• **DIRECTIONS**
Print all of the lines exactly. Any picture among them stays out.

• **INFORMATION PROVIDED**
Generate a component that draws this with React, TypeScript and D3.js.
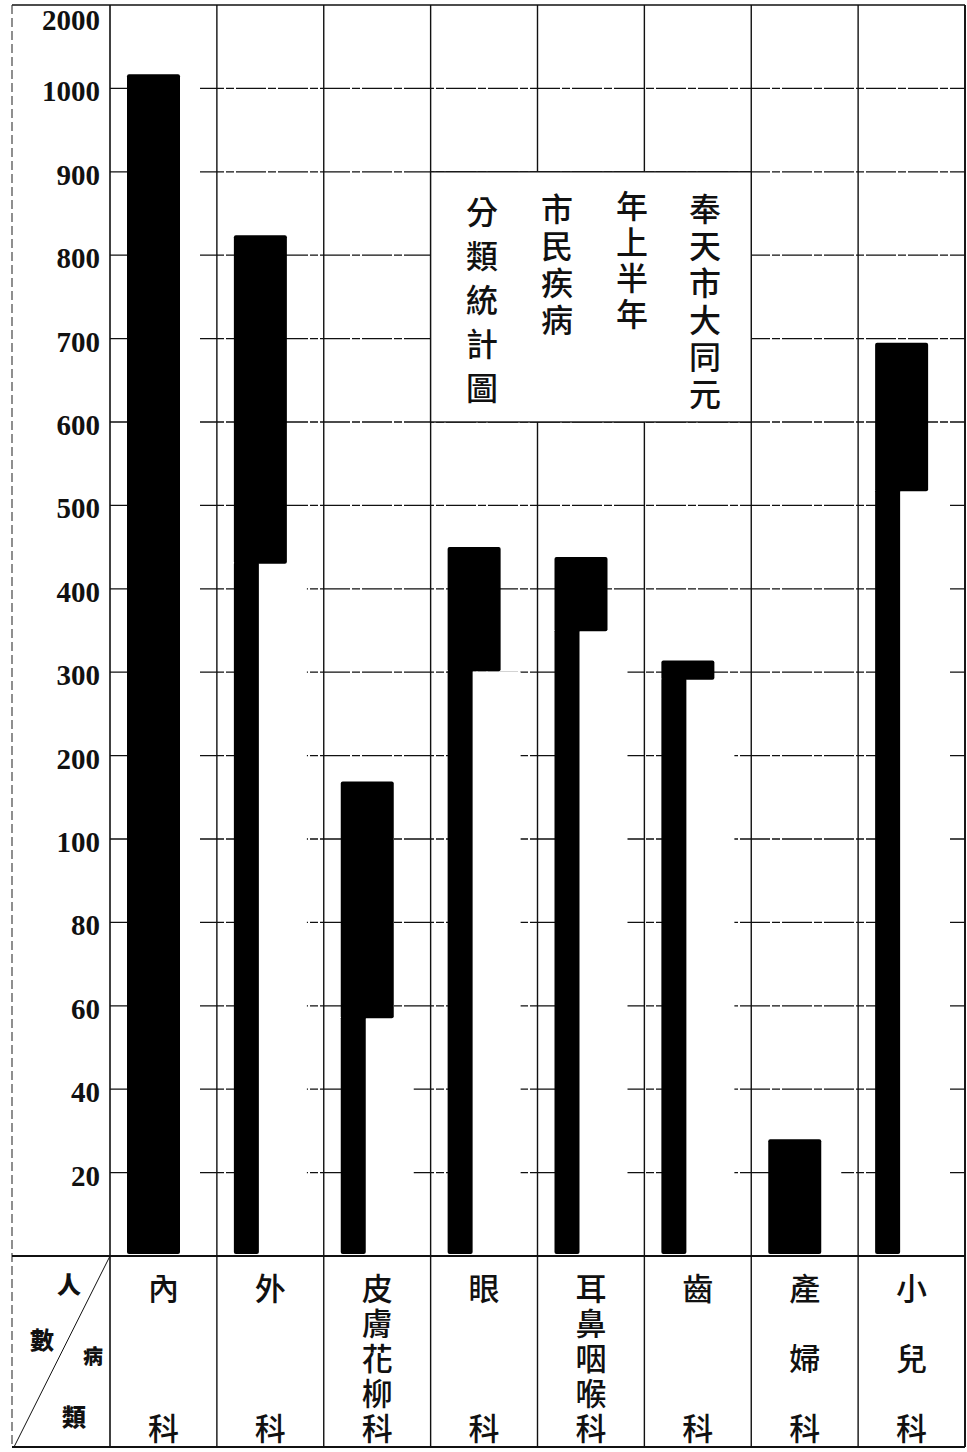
import React from "react";
import * as d3 from "d3";

// ---- data ----
const categories = ["內科", "外科", "皮膚花柳科", "眼科", "耳鼻咽喉科", "齒科", "產婦科", "小兒科"];
// top of each bar (persons)
const totalValues = [1170, 824, 169, 450, 438, 314, 28, 695];
// value where the wide (upper) part of the bar begins; 0 = wide all the way down
const shoulderValues = [0, 430, 57, 301, 349, 291, 0, 517];
const tickValues = [0, 20, 40, 60, 80, 100, 200, 300, 400, 500, 600, 700, 800, 900, 1000, 2000];
const tickLabels = ["", "20", "40", "60", "80", "100", "200", "300", "400", "500", "600", "700", "800", "900", "1000", "2000"];
const titleColumns = ["奉天市大同元", "年上半年", "市民疾病", "分類統計圖"];
const cornerTexts = ["人", "數", "病", "類"];

const W = 967;
const H = 1452;
const LEFT = 12;
const AXIS_X = 110;
const RIGHT = 965;
const TOP = 5;
const BASE = 1256;
const BOTTOM = 1447;
const STEP = (BASE - TOP) / (tickValues.length - 1);

export default function App() {
  const y = d3
    .scaleLinear()
    .domain(tickValues)
    .range(tickValues.map((_, i) => BASE - i * STEP));
  const x = d3.scaleBand<string>().domain(categories).range([AXIS_X, RIGHT]).padding(0);
  const bw = x.bandwidth();
  const colLines = d3.range(categories.length + 1).map((i) => AXIS_X + i * bw);

  const barOffset = 17;
  const wideW = 53;
  const narrowW = 25;

  const ink = "#111";
  const cjk = "'Noto Sans CJK TC', 'Noto Sans CJK JP', sans-serif";

  // title box spans columns 3..6 and rows 900..600
  const boxX0 = colLines[3];
  const boxX1 = colLines[6];
  const boxY0 = y(900);
  const boxY1 = y(600);

  const titleColX = [705, 632, 557, 482];
  const titleSpacing = [37, 36, 37, 44];
  const titleStartY = [207, 204, 207, 210];

  const cornerPos = [
    [69, 1283],
    [42, 1338],
    [93, 1355],
    [74, 1415],
  ];

  return (
    <svg
      width={W}
      height={H}
      viewBox={`0 0 ${W} ${H}`}
      style={{ position: "absolute", left: 0, top: 0, background: "#fff" }}
    >
      <rect x={0} y={0} width={W} height={H} fill="#fff" />

      {/* horizontal grid lines */}
      {tickValues
        .filter((v) => v > 0 && v < 2000)
        .map((v) => (
          <line
            key={"h" + v}
            x1={AXIS_X}
            x2={RIGHT}
            y1={y(v)}
            y2={y(v)}
            stroke={ink}
            strokeWidth={1.3}
            strokeDasharray="30 2 8 2"
          />
        ))}

      {/* white gaps the printer left around the bars */}
      {categories.map((c, i) => {
        const left = (x(c) as number) + barOffset;
        const topV = shoulderValues[i] > 0 ? shoulderValues[i] : totalValues[i];
        return (
          <rect
            key={"gap" + c}
            x={left + 2}
            y={y(topV)}
            width={wideW + 18}
            height={BASE - y(topV) - 2}
            fill="#fff"
          />
        );
      })}

      {/* vertical column lines */}
      {colLines.map((cx, i) => (
        <line key={"v" + i} x1={cx} x2={cx} y1={TOP} y2={BOTTOM} stroke={ink} strokeWidth={i === 0 ? 1.6 : 1.4} />
      ))}

      {/* frame */}
      <line x1={LEFT} x2={RIGHT} y1={TOP} y2={TOP} stroke={ink} strokeWidth={1.6} />
      <line x1={RIGHT} x2={RIGHT} y1={TOP} y2={BOTTOM} stroke={ink} strokeWidth={1.8} />
      <line x1={LEFT} x2={LEFT} y1={TOP} y2={BOTTOM} stroke="#333" strokeWidth={1.1} strokeDasharray="9 4" />
      <line x1={LEFT} x2={RIGHT} y1={BASE} y2={BASE} stroke={ink} strokeWidth={2.2} />
      <line x1={LEFT} x2={RIGHT} y1={BOTTOM} y2={BOTTOM} stroke={ink} strokeWidth={1.8} />

      {/* title box */}
      <rect x={boxX0} y={boxY0} width={boxX1 - boxX0} height={boxY1 - boxY0} fill="#fff" stroke={ink} strokeWidth={1.4} />
      {titleColumns.map((col, ci) =>
        Array.from(col).map((ch, k) => (
          <text
            key={"t" + ci + "-" + k}
            x={titleColX[ci]}
            y={titleStartY[ci] + k * titleSpacing[ci]}
            textAnchor="middle"
            dominantBaseline="central"
            fontFamily={cjk}
            fontSize={32}
            fontWeight={500}
            fill={ink}
          >
            {ch}
          </text>
        ))
      )}

      {/* bars */}
      {categories.map((c, i) => {
        const left = (x(c) as number) + barOffset;
        const yTop = y(totalValues[i]);
        const yBottom = y(0) - 2;
        const s = shoulderValues[i];
        if (s <= 0) {
          return <rect key={"b" + c} x={left} y={yTop} width={wideW} height={yBottom - yTop} rx={2} fill="#000" />;
        }
        const yS = y(s);
        return (
          <g key={"b" + c}>
            <rect x={left} y={yTop} width={wideW} height={yS - yTop} rx={2} fill="#000" />
            <rect x={left} y={yS - 2} width={narrowW} height={yBottom - yS + 2} rx={2} fill="#000" />
          </g>
        );
      })}

      {/* y tick labels */}
      {tickValues.map((v, i) =>
        tickLabels[i] ? (
          <text
            key={"yl" + v}
            x={100}
            y={Math.max(y(v) + 13, 30)}
            textAnchor="end"
            fontFamily="'Liberation Serif', 'Times New Roman', serif"
            fontWeight={700}
            fontSize={29}
            fill={ink}
          >
            {tickLabels[i]}
          </text>
        ) : null
      )}

      {/* corner header cell */}
      <line x1={AXIS_X} y1={BASE} x2={LEFT + 2} y2={BOTTOM} stroke={ink} strokeWidth={1} />
      {cornerTexts.map((ch, k) => (
        <text
          key={"c" + k}
          x={cornerPos[k][0]}
          y={cornerPos[k][1]}
          textAnchor="middle"
          dominantBaseline="central"
          fontFamily={cjk}
          fontWeight={900}
          fontSize={k === 2 ? 20 : 24}
          fill={ink}
        >
          {ch}
        </text>
      ))}

      {/* category labels, written vertically (one text per character) */}
      {categories.map((c) => {
        const chars = Array.from(c);
        const n = chars.length;
        const cx = (x(c) as number) + bw / 2;
        return chars.map((ch, k) => (
          <text
            key={"cat" + c + k}
            x={cx}
            y={1286 + (n > 1 ? (k * 140) / (n - 1) : 0)}
            textAnchor="middle"
            dominantBaseline="central"
            fontFamily={cjk}
            fontSize={31}
            fontWeight={500}
            fill={ink}
          >
            {ch}
          </text>
        ));
      })}
    </svg>
  );
}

• **EXERCISE ANSWER**
Generate a component that draws this with React, TypeScript and D3.js.
import React from "react";
import * as d3 from "d3";

// ---- data ----
const categories = ["內科", "外科", "皮膚花柳科", "眼科", "耳鼻咽喉科", "齒科", "產婦科", "小兒科"];
// top of each bar (persons)
const totalValues = [1170, 824, 169, 450, 438, 314, 28, 695];
// value where the wide (upper) part of the bar begins; 0 = wide all the way down
const shoulderValues = [0, 430, 57, 301, 349, 291, 0, 517];
const tickValues = [0, 20, 40, 60, 80, 100, 200, 300, 400, 500, 600, 700, 800, 900, 1000, 2000];
const tickLabels = ["", "20", "40", "60", "80", "100", "200", "300", "400", "500", "600", "700", "800", "900", "1000", "2000"];
const titleColumns = ["奉天市大同元", "年上半年", "市民疾病", "分類統計圖"];
const cornerTexts = ["人", "數", "病", "類"];

const W = 967;
const H = 1452;
const LEFT = 12;
const AXIS_X = 110;
const RIGHT = 965;
const TOP = 5;
const BASE = 1256;
const BOTTOM = 1447;
const STEP = (BASE - TOP) / (tickValues.length - 1);

export default function App() {
  const y = d3
    .scaleLinear()
    .domain(tickValues)
    .range(tickValues.map((_, i) => BASE - i * STEP));
  const x = d3.scaleBand<string>().domain(categories).range([AXIS_X, RIGHT]).padding(0);
  const bw = x.bandwidth();
  const colLines = d3.range(categories.length + 1).map((i) => AXIS_X + i * bw);

  const barOffset = 17;
  const wideW = 53;
  const narrowW = 25;

  const ink = "#111";
  const cjk = "'Noto Sans CJK TC', 'Noto Sans CJK JP', sans-serif";

  // title box spans columns 3..6 and rows 900..600
  const boxX0 = colLines[3];
  const boxX1 = colLines[6];
  const boxY0 = y(900);
  const boxY1 = y(600);

  const titleColX = [705, 632, 557, 482];
  const titleSpacing = [37, 36, 37, 44];
  const titleStartY = [207, 204, 207, 210];

  const cornerPos = [
    [69, 1283],
    [42, 1338],
    [93, 1355],
    [74, 1415],
  ];

  return (
    <svg
      width={W}
      height={H}
      viewBox={`0 0 ${W} ${H}`}
      style={{ position: "absolute", left: 0, top: 0, background: "#fff" }}
    >
      <rect x={0} y={0} width={W} height={H} fill="#fff" />

      {/* horizontal grid lines */}
      {tickValues
        .filter((v) => v > 0 && v < 2000)
        .map((v) => (
          <line
            key={"h" + v}
            x1={AXIS_X}
            x2={RIGHT}
            y1={y(v)}
            y2={y(v)}
            stroke={ink}
            strokeWidth={1.3}
            strokeDasharray="30 2 8 2"
          />
        ))}

      {/* white gaps the printer left around the bars */}
      {categories.map((c, i) => {
        const left = (x(c) as number) + barOffset;
        const topV = shoulderValues[i] > 0 ? shoulderValues[i] : totalValues[i];
        return (
          <rect
            key={"gap" + c}
            x={left + 2}
            y={y(topV)}
            width={wideW + 18}
            height={BASE - y(topV) - 2}
            fill="#fff"
          />
        );
      })}

      {/* vertical column lines */}
      {colLines.map((cx, i) => (
        <line key={"v" + i} x1={cx} x2={cx} y1={TOP} y2={BOTTOM} stroke={ink} strokeWidth={i === 0 ? 1.6 : 1.4} />
      ))}

      {/* frame */}
      <line x1={LEFT} x2={RIGHT} y1={TOP} y2={TOP} stroke={ink} strokeWidth={1.6} />
      <line x1={RIGHT} x2={RIGHT} y1={TOP} y2={BOTTOM} stroke={ink} strokeWidth={1.8} />
      <line x1={LEFT} x2={LEFT} y1={TOP} y2={BOTTOM} stroke="#333" strokeWidth={1.1} strokeDasharray="9 4" />
      <line x1={LEFT} x2={RIGHT} y1={BASE} y2={BASE} stroke={ink} strokeWidth={2.2} />
      <line x1={LEFT} x2={RIGHT} y1={BOTTOM} y2={BOTTOM} stroke={ink} strokeWidth={1.8} />

      {/* title box */}
      <rect x={boxX0} y={boxY0} width={boxX1 - boxX0} height={boxY1 - boxY0} fill="#fff" stroke={ink} strokeWidth={1.4} />
      {titleColumns.map((col, ci) =>
        Array.from(col).map((ch, k) => (
          <text
            key={"t" + ci + "-" + k}
            x={titleColX[ci]}
            y={titleStartY[ci] + k * titleSpacing[ci]}
            textAnchor="middle"
            dominantBaseline="central"
            fontFamily={cjk}
            fontSize={32}
            fontWeight={500}
            fill={ink}
          >
            {ch}
          </text>
        ))
      )}

      {/* bars */}
      {categories.map((c, i) => {
        const left = (x(c) as number) + barOffset;
        const yTop = y(totalValues[i]);
        const yBottom = y(0) - 2;
        const s = shoulderValues[i];
        if (s <= 0) {
          return <rect key={"b" + c} x={left} y={yTop} width={wideW} height={yBottom - yTop} rx={2} fill="#000" />;
        }
        const yS = y(s);
        return (
          <g key={"b" + c}>
            <rect x={left} y={yTop} width={wideW} height={yS - yTop} rx={2} fill="#000" />
            <rect x={left} y={yS - 2} width={narrowW} height={yBottom - yS + 2} rx={2} fill="#000" />
          </g>
        );
      })}

      {/* y tick labels */}
      {tickValues.map((v, i) =>
        tickLabels[i] ? (
          <text
            key={"yl" + v}
            x={100}
            y={Math.max(y(v) + 13, 30)}
            textAnchor="end"
            fontFamily="'Liberation Serif', 'Times New Roman', serif"
            fontWeight={700}
            fontSize={29}
            fill={ink}
          >
            {tickLabels[i]}
          </text>
        ) : null
      )}

      {/* corner header cell */}
      <line x1={AXIS_X} y1={BASE} x2={LEFT + 2} y2={BOTTOM} stroke={ink} strokeWidth={1} />
      {cornerTexts.map((ch, k) => (
        <text
          key={"c" + k}
          x={cornerPos[k][0]}
          y={cornerPos[k][1]}
          textAnchor="middle"
          dominantBaseline="central"
          fontFamily={cjk}
          fontWeight={900}
          fontSize={k === 2 ? 20 : 24}
          fill={ink}
        >
          {ch}
        </text>
      ))}

      {/* category labels, written vertically (one text per character) */}
      {categories.map((c) => {
        const chars = Array.from(c);
        const n = chars.length;
        const cx = (x(c) as number) + bw / 2;
        return chars.map((ch, k) => (
          <text
            key={"cat" + c + k}
            x={cx}
            y={1286 + (n > 1 ? (k * 140) / (n - 1) : 0)}
            textAnchor="middle"
            dominantBaseline="central"
            fontFamily={cjk}
            fontSize={31}
            fontWeight={500}
            fill={ink}
          >
            {ch}
          </text>
        ));
      })}
    </svg>
  );
}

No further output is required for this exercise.